Records excerpted from a collection:

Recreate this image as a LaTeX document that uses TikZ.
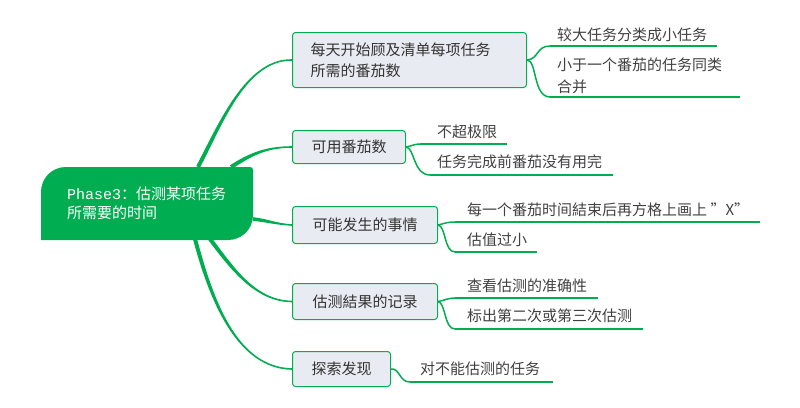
\documentclass[tikz,border=0pt]{standalone}
\usepackage{fontspec}
\setmainfont{Noto Sans CJK SC}
\newfontfamily\monofont{Liberation Mono}
\usetikzlibrary{calc}
\definecolor{mmgreen}{RGB}{0,173,80}
\definecolor{boxfill}{RGB}{233,235,242}
\definecolor{txtc}{RGB}{51,51,51}
\definecolor{leafc}{RGB}{64,64,64}
\newcommand\tapr[6]{\fill[mmgreen] ($#1+#5$) .. controls ($#2+#5$) and ($#3+#6$) .. ($#4+#6$) -- ($#4-#6$) .. controls ($#3-#6$) and ($#2-#5$) .. ($#1-#5$) -- cycle;}
\begin{document}
\begin{tikzpicture}[x=1pt,y=-1pt,
  branch/.style={draw=mmgreen, line width=1pt, fill=boxfill, rounded corners=3pt, inner sep=0pt, anchor=north west, font=\fontsize{15}{21}\selectfont, text=txtc},
  leaf/.style={inner sep=0pt, anchor=west, font=\fontsize{15}{21.5}\selectfont, text=leafc, align=left},
  uline/.style={draw=mmgreen, line width=1.3pt},
  lconn/.style={draw=mmgreen, line width=1.5pt}]
\useasboundingbox (0,0) rectangle (800,407);
% root
\fill[mmgreen] (41,240) -- (41,192) .. controls (41,178) and (52,167) .. (66,167) -- (250,167) .. controls (252,167) and (253,168) .. (253,170) -- (253,215) .. controls (253,229) and (242,240) .. (228,240) -- cycle;
\node[anchor=west, inner sep=0pt, text=white, align=left, font=\fontsize{15}{19}\selectfont] (root) at (67,203) {{\monofont Phase3}：估测某项任务\\所需要的时间};
\coordinate (r1) at (198,167);
\coordinate (r2) at (231,167);
\coordinate (r3) at (253,219);
\coordinate (r4) at (210,239);
\coordinate (r5) at (195,239);
% branches
\node[branch, minimum width=234pt, minimum height=55pt, text width=198pt, align=left] (b1) at (292,32) {每天开始顾及清单每项任务\\所需的番茄数};
\node[branch, minimum width=113pt, minimum height=33pt] (b2) at (292,130) {可用番茄数};
\node[branch, minimum width=145pt, minimum height=37pt] (b3) at (292,206) {可能发生的事情};
\node[branch, minimum width=145pt, minimum height=36pt] (b4) at (292,283) {估测結果的记录};
\node[branch, minimum width=98pt, minimum height=35pt] (b5) at (292,351) {探索发现};
% root connectors
\tapr{(r1)}{(219,128)}{(245,59)}{(b1.west)}{(-1.75,-0.97)}{(0,-0.8)}
\tapr{(r2)}{(250,155)}{(265,147)}{(b2.west)}{(-1.1,-1.66)}{(0,-0.8)}
\tapr{(r3)}{(270,221)}{(275,224)}{(b3.west)}{(0,-1.8)}{(0,-0.8)}
\tapr{(r4)}{(232,268)}{(255,301)}{(b4.west)}{(1.6,-1.2)}{(0,-0.8)}
\tapr{(r5)}{(210,295)}{(235,368)}{(b5.west)}{(1.9,-0.57)}{(0,-0.8)}
% leaves
\node[leaf] (l1a) at (557,35) {较大任务分类成小任务};
\node[leaf] (l1b) at (557,76) {小于一个番茄的任务同类\\合并};
\node[leaf] (l2a) at (437,132) {不超极限};
\node[leaf] (l2b) at (437,162) {任务完成前番茄没有用完};
\node[leaf] (l3a) at (467,210) {每一个番茄时间結束后再方格上画上 ”X”};
\node[leaf] (l3b) at (467,240) {估值过小};
\node[leaf] (l4a) at (467,286) {查看估测的准确性};
\node[leaf] (l4b) at (467,316) {标出第二次或第三次估测};
\node[leaf] (l5) at (420,369) {对不能估测的任务};
% underline coordinates
\coordinate (u1as) at (550,46); \coordinate (u1ae) at (717,46);
\coordinate (u1bs) at (550,97); \coordinate (u1be) at (740,97);
\coordinate (u2as) at (420,144); \coordinate (u2ae) at (507,144);
\coordinate (u2bs) at (430,175); \coordinate (u2be) at (613,175);
\coordinate (u3as) at (455,222); \coordinate (u3ae) at (760,222);
\coordinate (u3bs) at (455,252); \coordinate (u3be) at (537,252);
\coordinate (u4as) at (455,298); \coordinate (u4ae) at (598,298);
\coordinate (u4bs) at (455,329); \coordinate (u4be) at (643,329);
\coordinate (u5s) at (410,382); \coordinate (u5e) at (553,382);
\foreach \u in {1a,1b,2a,2b,3a,3b,4a,4b,5}{\draw[uline] (u\u s) -- (u\u e);}
% leaf connectors
\draw[lconn] (b1.east) .. controls (539,59) and (536,46) .. (u1as);
\draw[lconn] (b1.east) .. controls (537,60) and (533,97) .. (u1bs);
\draw[lconn] (b2.east) .. controls (412,146) and (414,144) .. (u2as);
\draw[lconn] (b2.east) .. controls (415,148) and (413,175) .. (u2bs);
\draw[lconn] (b3.east) .. controls (446,223) and (448,222) .. (u3as);
\draw[lconn] (b3.east) .. controls (446,226) and (444,252) .. (u3bs);
\draw[lconn] (b4.east) .. controls (446,300) and (448,298) .. (u4as);
\draw[lconn] (b4.east) .. controls (446,303) and (444,329) .. (u4bs);
\draw[lconn] (b5.east) .. controls (400,368) and (399,382) .. (u5s);
\end{tikzpicture}
\end{document}
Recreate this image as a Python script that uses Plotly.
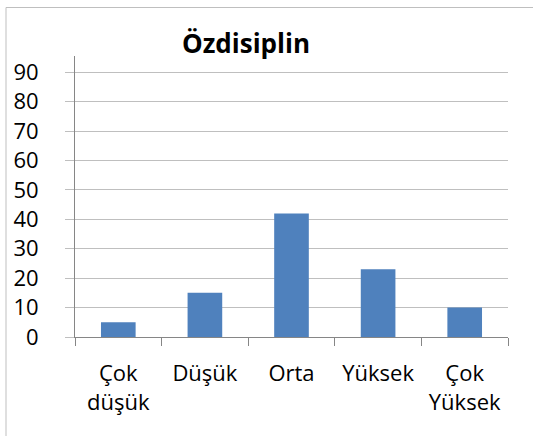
import plotly.graph_objects as go

categories = ["Çok<br>düşük", "Düşük", "Orta", "Yüksek", "Çok<br>Yüksek"]
values = [5, 15, 42, 23, 10]
y_ticks = [0, 10, 20, 30, 40, 50, 60, 70, 80, 90]
title_text = "Özdisiplin"

W, H = 533, 436
L, T = 75, 56
R = W - 508
B = H - 337
pw, ph = W - L - R, H - T - B

fig = go.Figure(go.Bar(x=categories, y=values, marker=dict(color="#4F81BD", line=dict(width=0)), width=0.4))

font = "Open Sans, Noto Sans, sans-serif"
fig.update_layout(
    width=W, height=H,
    margin=dict(l=L, r=R, t=T, b=B, pad=0),
    paper_bgcolor="white", plot_bgcolor="white",
    showlegend=False,
    font=dict(family=font, size=22, color="black"),
    title=dict(text="<b>" + title_text + "</b>", x=(246 - L) / pw, xref="paper", xanchor="center",
               y=(H - 44) / H, yanchor="middle", font=dict(size=26, family=font, color="black")),
    xaxis=dict(showline=True, linecolor="#868686", linewidth=1, ticks="outside", tickson="boundaries",
               ticklen=8, tickcolor="#868686", showgrid=False, tickfont=dict(size=22),
               ticklabelstandoff=17),
    yaxis=dict(range=[0, 95.5], tickvals=y_ticks, showline=True, linecolor="#868686", linewidth=1,
               ticks="outside", ticklen=9, tickcolor="#BFBFBF", gridcolor="#BFBFBF", gridwidth=1,
               zeroline=False, tickfont=dict(size=22), ticklabelstandoff=22),
    shapes=[dict(type="rect", xref="paper", yref="paper",
                 x0=(6 - L) / pw, x1=1.2, y0=-0.5, y1=(337 - 7.5) / ph,
                 line=dict(color="#BFBFBF", width=1), fillcolor="rgba(0,0,0,0)", layer="below")],
)

fig.write_html("out.html", config={"displayModeBar": False},
               post_script="document.body.style.margin='0px';document.body.style.overflow='hidden';")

Stated problem = Extract the text of all the records above verbatim, excluding pictures.

Answer for the task =
Recreate this image as a LaTeX document that uses TikZ.
\documentclass[tikz,border=0pt]{standalone}
\usepackage{fontspec}
\setmainfont{Noto Sans CJK SC}
\newfontfamily\monofont{Liberation Mono}
\usetikzlibrary{calc}
\definecolor{mmgreen}{RGB}{0,173,80}
\definecolor{boxfill}{RGB}{233,235,242}
\definecolor{txtc}{RGB}{51,51,51}
\definecolor{leafc}{RGB}{64,64,64}
\newcommand\tapr[6]{\fill[mmgreen] ($#1+#5$) .. controls ($#2+#5$) and ($#3+#6$) .. ($#4+#6$) -- ($#4-#6$) .. controls ($#3-#6$) and ($#2-#5$) .. ($#1-#5$) -- cycle;}
\begin{document}
\begin{tikzpicture}[x=1pt,y=-1pt,
  branch/.style={draw=mmgreen, line width=1pt, fill=boxfill, rounded corners=3pt, inner sep=0pt, anchor=north west, font=\fontsize{15}{21}\selectfont, text=txtc},
  leaf/.style={inner sep=0pt, anchor=west, font=\fontsize{15}{21.5}\selectfont, text=leafc, align=left},
  uline/.style={draw=mmgreen, line width=1.3pt},
  lconn/.style={draw=mmgreen, line width=1.5pt}]
\useasboundingbox (0,0) rectangle (800,407);
% root
\fill[mmgreen] (41,240) -- (41,192) .. controls (41,178) and (52,167) .. (66,167) -- (250,167) .. controls (252,167) and (253,168) .. (253,170) -- (253,215) .. controls (253,229) and (242,240) .. (228,240) -- cycle;
\node[anchor=west, inner sep=0pt, text=white, align=left, font=\fontsize{15}{19}\selectfont] (root) at (67,203) {{\monofont Phase3}：估测某项任务\\所需要的时间};
\coordinate (r1) at (198,167);
\coordinate (r2) at (231,167);
\coordinate (r3) at (253,219);
\coordinate (r4) at (210,239);
\coordinate (r5) at (195,239);
% branches
\node[branch, minimum width=234pt, minimum height=55pt, text width=198pt, align=left] (b1) at (292,32) {每天开始顾及清单每项任务\\所需的番茄数};
\node[branch, minimum width=113pt, minimum height=33pt] (b2) at (292,130) {可用番茄数};
\node[branch, minimum width=145pt, minimum height=37pt] (b3) at (292,206) {可能发生的事情};
\node[branch, minimum width=145pt, minimum height=36pt] (b4) at (292,283) {估测結果的记录};
\node[branch, minimum width=98pt, minimum height=35pt] (b5) at (292,351) {探索发现};
% root connectors
\tapr{(r1)}{(219,128)}{(245,59)}{(b1.west)}{(-1.75,-0.97)}{(0,-0.8)}
\tapr{(r2)}{(250,155)}{(265,147)}{(b2.west)}{(-1.1,-1.66)}{(0,-0.8)}
\tapr{(r3)}{(270,221)}{(275,224)}{(b3.west)}{(0,-1.8)}{(0,-0.8)}
\tapr{(r4)}{(232,268)}{(255,301)}{(b4.west)}{(1.6,-1.2)}{(0,-0.8)}
\tapr{(r5)}{(210,295)}{(235,368)}{(b5.west)}{(1.9,-0.57)}{(0,-0.8)}
% leaves
\node[leaf] (l1a) at (557,35) {较大任务分类成小任务};
\node[leaf] (l1b) at (557,76) {小于一个番茄的任务同类\\合并};
\node[leaf] (l2a) at (437,132) {不超极限};
\node[leaf] (l2b) at (437,162) {任务完成前番茄没有用完};
\node[leaf] (l3a) at (467,210) {每一个番茄时间結束后再方格上画上 ”X”};
\node[leaf] (l3b) at (467,240) {估值过小};
\node[leaf] (l4a) at (467,286) {查看估测的准确性};
\node[leaf] (l4b) at (467,316) {标出第二次或第三次估测};
\node[leaf] (l5) at (420,369) {对不能估测的任务};
% underline coordinates
\coordinate (u1as) at (550,46); \coordinate (u1ae) at (717,46);
\coordinate (u1bs) at (550,97); \coordinate (u1be) at (740,97);
\coordinate (u2as) at (420,144); \coordinate (u2ae) at (507,144);
\coordinate (u2bs) at (430,175); \coordinate (u2be) at (613,175);
\coordinate (u3as) at (455,222); \coordinate (u3ae) at (760,222);
\coordinate (u3bs) at (455,252); \coordinate (u3be) at (537,252);
\coordinate (u4as) at (455,298); \coordinate (u4ae) at (598,298);
\coordinate (u4bs) at (455,329); \coordinate (u4be) at (643,329);
\coordinate (u5s) at (410,382); \coordinate (u5e) at (553,382);
\foreach \u in {1a,1b,2a,2b,3a,3b,4a,4b,5}{\draw[uline] (u\u s) -- (u\u e);}
% leaf connectors
\draw[lconn] (b1.east) .. controls (539,59) and (536,46) .. (u1as);
\draw[lconn] (b1.east) .. controls (537,60) and (533,97) .. (u1bs);
\draw[lconn] (b2.east) .. controls (412,146) and (414,144) .. (u2as);
\draw[lconn] (b2.east) .. controls (415,148) and (413,175) .. (u2bs);
\draw[lconn] (b3.east) .. controls (446,223) and (448,222) .. (u3as);
\draw[lconn] (b3.east) .. controls (446,226) and (444,252) .. (u3bs);
\draw[lconn] (b4.east) .. controls (446,300) and (448,298) .. (u4as);
\draw[lconn] (b4.east) .. controls (446,303) and (444,329) .. (u4bs);
\draw[lconn] (b5.east) .. controls (400,368) and (399,382) .. (u5s);
\end{tikzpicture}
\end{document}
Recreate this image as a Python script that uses Plotly.
import plotly.graph_objects as go

categories = ["Çok<br>düşük", "Düşük", "Orta", "Yüksek", "Çok<br>Yüksek"]
values = [5, 15, 42, 23, 10]
y_ticks = [0, 10, 20, 30, 40, 50, 60, 70, 80, 90]
title_text = "Özdisiplin"

W, H = 533, 436
L, T = 75, 56
R = W - 508
B = H - 337
pw, ph = W - L - R, H - T - B

fig = go.Figure(go.Bar(x=categories, y=values, marker=dict(color="#4F81BD", line=dict(width=0)), width=0.4))

font = "Open Sans, Noto Sans, sans-serif"
fig.update_layout(
    width=W, height=H,
    margin=dict(l=L, r=R, t=T, b=B, pad=0),
    paper_bgcolor="white", plot_bgcolor="white",
    showlegend=False,
    font=dict(family=font, size=22, color="black"),
    title=dict(text="<b>" + title_text + "</b>", x=(246 - L) / pw, xref="paper", xanchor="center",
               y=(H - 44) / H, yanchor="middle", font=dict(size=26, family=font, color="black")),
    xaxis=dict(showline=True, linecolor="#868686", linewidth=1, ticks="outside", tickson="boundaries",
               ticklen=8, tickcolor="#868686", showgrid=False, tickfont=dict(size=22),
               ticklabelstandoff=17),
    yaxis=dict(range=[0, 95.5], tickvals=y_ticks, showline=True, linecolor="#868686", linewidth=1,
               ticks="outside", ticklen=9, tickcolor="#BFBFBF", gridcolor="#BFBFBF", gridwidth=1,
               zeroline=False, tickfont=dict(size=22), ticklabelstandoff=22),
    shapes=[dict(type="rect", xref="paper", yref="paper",
                 x0=(6 - L) / pw, x1=1.2, y0=-0.5, y1=(337 - 7.5) / ph,
                 line=dict(color="#BFBFBF", width=1), fillcolor="rgba(0,0,0,0)", layer="below")],
)

fig.write_html("out.html", config={"displayModeBar": False},
               post_script="document.body.style.margin='0px';document.body.style.overflow='hidden';")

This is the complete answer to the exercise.